State government gaming commission

The New York State Athletic Commission or NYSAC, also known as the New York Athletic Commission, is a division of the New York State Department of State which regulates all contests and exhibitions of unarmed combat within the state of New York, including licensure and supervision of promoters, boxers, professional wrestlers, seconds, ring officials, managers, and matchmakers. In 2016, the NYSAC was authorized to oversee all mixed martial arts contests in New York.

The commission is based in New York City.

==History==
The NYSAC was founded in 1911, when the Frawley Law legalized prizefighting in New York state. The bill was signed on July 26, 1911, and that same day Governor John Alden Dix appointed Bartow S. Weeks, John J. Dixon, and Frank S. O'Neil to serve on the state athletic commission. Weeks declined to serve on the commission so James Edward Sullivan was appointed for the final seat.

The Frawley Law was repealed in 1917 and the state athletic commission was disbanded. In 1920 the Walker Law reestablished legal boxing in the state. In 1921, Governor Nathan L. Miller appointed William Muldoon, Frank Dwyer, and George K. Morris to reformed state athletic commission.
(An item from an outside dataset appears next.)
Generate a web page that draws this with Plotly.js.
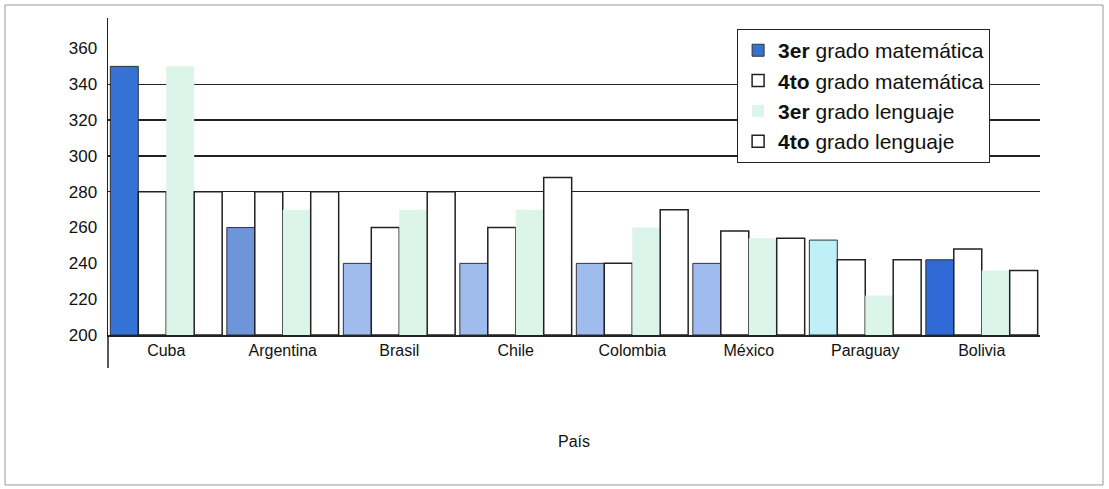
<!DOCTYPE html>
<html>
<head>
<meta charset="utf-8">
<script src="https://cdn.plot.ly/plotly-3.0.1.min.js"></script>
<style>html,body{margin:0;padding:0;background:#fff;}#chart{width:1109px;height:489px;}</style>
</head>
<body>
<div id="chart"></div>
<script>
var countries = ["Cuba", "Argentina", "Brasil", "Chile", "Colombia", "México", "Paraguay", "Bolivia"];
var mat3 = [350, 260, 240, 240, 240, 240, 253, 242];
var mat4 = [280, 280, 260, 260, 240, 258, 242, 248];
var len3 = [350, 270, 270, 270, 260, 254, 222, 236];
var len4 = [280, 280, 280, 288, 270, 254, 242, 236];
var yTicks = [200, 220, 240, 260, 280, 300, 320, 340, 360];
var gridTicks = [280, 300, 320, 340];

var mat3Colors = ['#3572D6', '#6E95D9', '#A0BCEE', '#A0BCEE', '#A0BCEE', '#A0BCEE', '#BFEFF7', '#2F6AD6'];
var base = 200;
function rel(arr){ return arr.map(function(v){ return v - base; }); }

var traces = [
  {type:'bar', name:'<b>3er</b> grado matemática', x:countries, y:rel(mat3), base:base,
   marker:{color:mat3Colors, line:{color:'#333', width:1}}},
  {type:'bar', name:'<b>4to</b> grado matemática', x:countries, y:rel(mat4), base:base,
   marker:{color:'#ffffff', line:{color:'#222', width:1.5}}},
  {type:'bar', name:'<b>3er</b> grado lenguaje', x:countries, y:rel(len3), base:base,
   marker:{color:'#DBF5EA', line:{color:'#DBF5EA', width:0}}},
  {type:'bar', name:'<b>4to</b> grado lenguaje', x:countries, y:rel(len4), base:base,
   marker:{color:'#ffffff', line:{color:'#222', width:1.5}}}
];

var layout = {
  width:1109, height:489,
  margin:{l:108, r:69, t:18, b:154},
  paper_bgcolor:'#fff', plot_bgcolor:'rgba(0,0,0,0)',
  font:{family:'Liberation Sans, Arial, sans-serif', color:'#111', size:16},
  barmode:'group', bargap:0.04, bargroupgap:0,
  showlegend:true,
  legend:{x:0.675, y:0.965, xanchor:'left', yanchor:'top', bgcolor:'#fff',
          bordercolor:'#222', borderwidth:1, font:{size:21, color:'#111'},
          itemwidth:30, tracegroupgap:0},
  xaxis:{showline:true, linecolor:'#222', linewidth:1.5, ticks:'', showgrid:false,
         tickfont:{size:16}, title:{text:'País', font:{size:16}, standoff:78}, automargin:false},
  yaxis:{range:[200, 377], tickvals:yTicks, showline:true, linecolor:'#222', linewidth:1.5,
         showgrid:false, zeroline:false, ticks:'', tickfont:{size:17}, ticklabelstandoff:6, automargin:false},
  yaxis2:{range:[200, 377], overlaying:'y', tickvals:gridTicks, showgrid:true, gridcolor:'#222',
          gridwidth:1.2, showticklabels:false, zeroline:false, showline:false},
  shapes:[
    {type:'rect', xref:'paper', yref:'paper', x0:-0.1105, x1:1.0676, y0:-0.473, y1:1.041,
     line:{color:'#999', width:1}, fillcolor:'rgba(0,0,0,0)'},
    {type:'line', xref:'paper', yref:'paper', x0:0, x1:0, y0:0, y1:-0.104,
     line:{color:'#222', width:1.5}}
  ]
};

// invisible helper trace so that the yaxis2 gridlines are drawn
traces.push({type:'scatter', x:[countries[0]], y:[gridTicks[0]], yaxis:'y2', mode:'markers',
  marker:{opacity:0}, showlegend:false, hoverinfo:'skip'});

Plotly.newPlot('chart', traces, layout, {staticPlot:true});
</script>
</body>
</html>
The National Boxing Association (NBA) was established in 1921 by other U.S. states to counter the influence of the NYSAC. Sometimes the NYSAC and the NBA recognized different boxers as World Champion, especially in 1927–40. In 1962, the NBA renamed itself the World Boxing Association, and in 1963 the NYSAC supported the formation of the World Boxing Council.

Cathy Davis sued the NYSAC in 1977 because she was denied a boxing license because she was a woman, and the case was decided in her favor later that year, with the judge
invalidating New York State rule number 205.15, which stated, “No woman may be licensed as a boxer or second or licensed to compete in any wrestling exhibition with men.” In his opinion the judge cited the precedent set by Garrett v. New York State Athletic Commission (1975), which “found the regulation invalid under the equal protection clauses of the State and Federal Constitutions”. The NYSAC filed an appeal of the ruling, but later dropped it.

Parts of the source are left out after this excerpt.